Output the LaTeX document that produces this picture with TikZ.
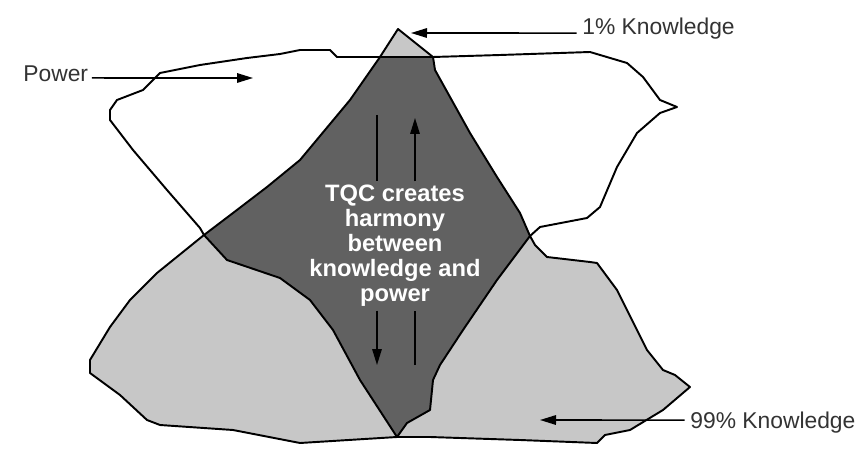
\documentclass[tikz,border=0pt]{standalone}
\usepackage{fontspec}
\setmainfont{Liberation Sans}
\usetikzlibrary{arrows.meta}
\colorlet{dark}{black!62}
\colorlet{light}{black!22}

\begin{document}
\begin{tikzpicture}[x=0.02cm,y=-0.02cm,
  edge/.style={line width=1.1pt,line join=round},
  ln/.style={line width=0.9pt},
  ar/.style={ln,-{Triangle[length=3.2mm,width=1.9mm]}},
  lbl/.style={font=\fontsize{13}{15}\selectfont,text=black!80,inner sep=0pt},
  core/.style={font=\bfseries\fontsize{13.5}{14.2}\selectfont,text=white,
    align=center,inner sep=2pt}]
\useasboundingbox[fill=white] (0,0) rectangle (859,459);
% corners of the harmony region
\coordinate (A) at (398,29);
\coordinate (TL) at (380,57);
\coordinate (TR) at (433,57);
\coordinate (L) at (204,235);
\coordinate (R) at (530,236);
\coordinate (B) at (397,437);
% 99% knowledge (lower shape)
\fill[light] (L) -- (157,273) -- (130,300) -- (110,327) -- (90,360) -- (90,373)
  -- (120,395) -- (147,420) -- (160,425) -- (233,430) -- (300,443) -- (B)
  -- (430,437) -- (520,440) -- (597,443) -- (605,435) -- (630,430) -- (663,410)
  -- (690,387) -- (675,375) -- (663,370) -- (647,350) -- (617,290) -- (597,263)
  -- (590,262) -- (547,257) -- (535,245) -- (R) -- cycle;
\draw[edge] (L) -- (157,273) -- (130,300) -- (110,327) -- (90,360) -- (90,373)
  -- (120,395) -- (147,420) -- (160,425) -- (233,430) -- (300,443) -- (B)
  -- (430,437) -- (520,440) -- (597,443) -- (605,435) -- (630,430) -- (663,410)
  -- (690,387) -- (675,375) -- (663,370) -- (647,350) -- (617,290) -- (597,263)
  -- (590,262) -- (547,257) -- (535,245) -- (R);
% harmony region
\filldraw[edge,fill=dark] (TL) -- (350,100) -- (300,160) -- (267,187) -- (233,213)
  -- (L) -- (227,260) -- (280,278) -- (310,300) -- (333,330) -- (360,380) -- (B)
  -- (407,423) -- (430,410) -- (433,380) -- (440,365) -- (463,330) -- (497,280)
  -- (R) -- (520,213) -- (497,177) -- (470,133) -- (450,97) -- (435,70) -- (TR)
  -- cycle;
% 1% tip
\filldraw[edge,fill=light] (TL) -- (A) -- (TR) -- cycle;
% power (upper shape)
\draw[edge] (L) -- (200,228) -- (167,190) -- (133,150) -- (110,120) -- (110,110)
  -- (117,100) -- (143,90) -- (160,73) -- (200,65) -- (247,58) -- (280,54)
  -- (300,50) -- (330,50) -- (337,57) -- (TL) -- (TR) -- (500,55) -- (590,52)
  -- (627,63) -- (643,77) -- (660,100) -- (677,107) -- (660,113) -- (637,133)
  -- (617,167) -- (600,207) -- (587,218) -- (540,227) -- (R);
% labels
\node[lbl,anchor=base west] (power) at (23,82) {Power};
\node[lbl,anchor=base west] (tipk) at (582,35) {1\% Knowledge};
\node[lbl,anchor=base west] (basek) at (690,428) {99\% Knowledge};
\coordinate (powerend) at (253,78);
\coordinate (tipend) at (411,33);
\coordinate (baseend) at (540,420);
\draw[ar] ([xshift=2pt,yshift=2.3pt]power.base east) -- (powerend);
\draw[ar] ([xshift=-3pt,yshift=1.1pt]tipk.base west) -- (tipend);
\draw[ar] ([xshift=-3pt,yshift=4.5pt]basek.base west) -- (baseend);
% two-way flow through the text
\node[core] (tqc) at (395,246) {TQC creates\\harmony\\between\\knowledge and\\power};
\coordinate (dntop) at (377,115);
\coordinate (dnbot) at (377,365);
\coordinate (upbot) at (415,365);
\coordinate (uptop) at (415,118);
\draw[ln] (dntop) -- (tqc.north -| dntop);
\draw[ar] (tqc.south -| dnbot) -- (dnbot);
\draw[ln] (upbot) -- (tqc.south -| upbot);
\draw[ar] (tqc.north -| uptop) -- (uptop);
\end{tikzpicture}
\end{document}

## Problem statement
From the data above, write out everything exactly except the pictures.

## Solution
Output the LaTeX document that produces this picture with TikZ.
\documentclass[tikz,border=0pt]{standalone}
\usepackage{fontspec}
\setmainfont{Liberation Sans}
\usetikzlibrary{arrows.meta}
\colorlet{dark}{black!62}
\colorlet{light}{black!22}

\begin{document}
\begin{tikzpicture}[x=0.02cm,y=-0.02cm,
  edge/.style={line width=1.1pt,line join=round},
  ln/.style={line width=0.9pt},
  ar/.style={ln,-{Triangle[length=3.2mm,width=1.9mm]}},
  lbl/.style={font=\fontsize{13}{15}\selectfont,text=black!80,inner sep=0pt},
  core/.style={font=\bfseries\fontsize{13.5}{14.2}\selectfont,text=white,
    align=center,inner sep=2pt}]
\useasboundingbox[fill=white] (0,0) rectangle (859,459);
% corners of the harmony region
\coordinate (A) at (398,29);
\coordinate (TL) at (380,57);
\coordinate (TR) at (433,57);
\coordinate (L) at (204,235);
\coordinate (R) at (530,236);
\coordinate (B) at (397,437);
% 99% knowledge (lower shape)
\fill[light] (L) -- (157,273) -- (130,300) -- (110,327) -- (90,360) -- (90,373)
  -- (120,395) -- (147,420) -- (160,425) -- (233,430) -- (300,443) -- (B)
  -- (430,437) -- (520,440) -- (597,443) -- (605,435) -- (630,430) -- (663,410)
  -- (690,387) -- (675,375) -- (663,370) -- (647,350) -- (617,290) -- (597,263)
  -- (590,262) -- (547,257) -- (535,245) -- (R) -- cycle;
\draw[edge] (L) -- (157,273) -- (130,300) -- (110,327) -- (90,360) -- (90,373)
  -- (120,395) -- (147,420) -- (160,425) -- (233,430) -- (300,443) -- (B)
  -- (430,437) -- (520,440) -- (597,443) -- (605,435) -- (630,430) -- (663,410)
  -- (690,387) -- (675,375) -- (663,370) -- (647,350) -- (617,290) -- (597,263)
  -- (590,262) -- (547,257) -- (535,245) -- (R);
% harmony region
\filldraw[edge,fill=dark] (TL) -- (350,100) -- (300,160) -- (267,187) -- (233,213)
  -- (L) -- (227,260) -- (280,278) -- (310,300) -- (333,330) -- (360,380) -- (B)
  -- (407,423) -- (430,410) -- (433,380) -- (440,365) -- (463,330) -- (497,280)
  -- (R) -- (520,213) -- (497,177) -- (470,133) -- (450,97) -- (435,70) -- (TR)
  -- cycle;
% 1% tip
\filldraw[edge,fill=light] (TL) -- (A) -- (TR) -- cycle;
% power (upper shape)
\draw[edge] (L) -- (200,228) -- (167,190) -- (133,150) -- (110,120) -- (110,110)
  -- (117,100) -- (143,90) -- (160,73) -- (200,65) -- (247,58) -- (280,54)
  -- (300,50) -- (330,50) -- (337,57) -- (TL) -- (TR) -- (500,55) -- (590,52)
  -- (627,63) -- (643,77) -- (660,100) -- (677,107) -- (660,113) -- (637,133)
  -- (617,167) -- (600,207) -- (587,218) -- (540,227) -- (R);
% labels
\node[lbl,anchor=base west] (power) at (23,82) {Power};
\node[lbl,anchor=base west] (tipk) at (582,35) {1\% Knowledge};
\node[lbl,anchor=base west] (basek) at (690,428) {99\% Knowledge};
\coordinate (powerend) at (253,78);
\coordinate (tipend) at (411,33);
\coordinate (baseend) at (540,420);
\draw[ar] ([xshift=2pt,yshift=2.3pt]power.base east) -- (powerend);
\draw[ar] ([xshift=-3pt,yshift=1.1pt]tipk.base west) -- (tipend);
\draw[ar] ([xshift=-3pt,yshift=4.5pt]basek.base west) -- (baseend);
% two-way flow through the text
\node[core] (tqc) at (395,246) {TQC creates\\harmony\\between\\knowledge and\\power};
\coordinate (dntop) at (377,115);
\coordinate (dnbot) at (377,365);
\coordinate (upbot) at (415,365);
\coordinate (uptop) at (415,118);
\draw[ln] (dntop) -- (tqc.north -| dntop);
\draw[ar] (tqc.south -| dnbot) -- (dnbot);
\draw[ln] (upbot) -- (tqc.south -| upbot);
\draw[ar] (tqc.north -| uptop) -- (uptop);
\end{tikzpicture}
\end{document}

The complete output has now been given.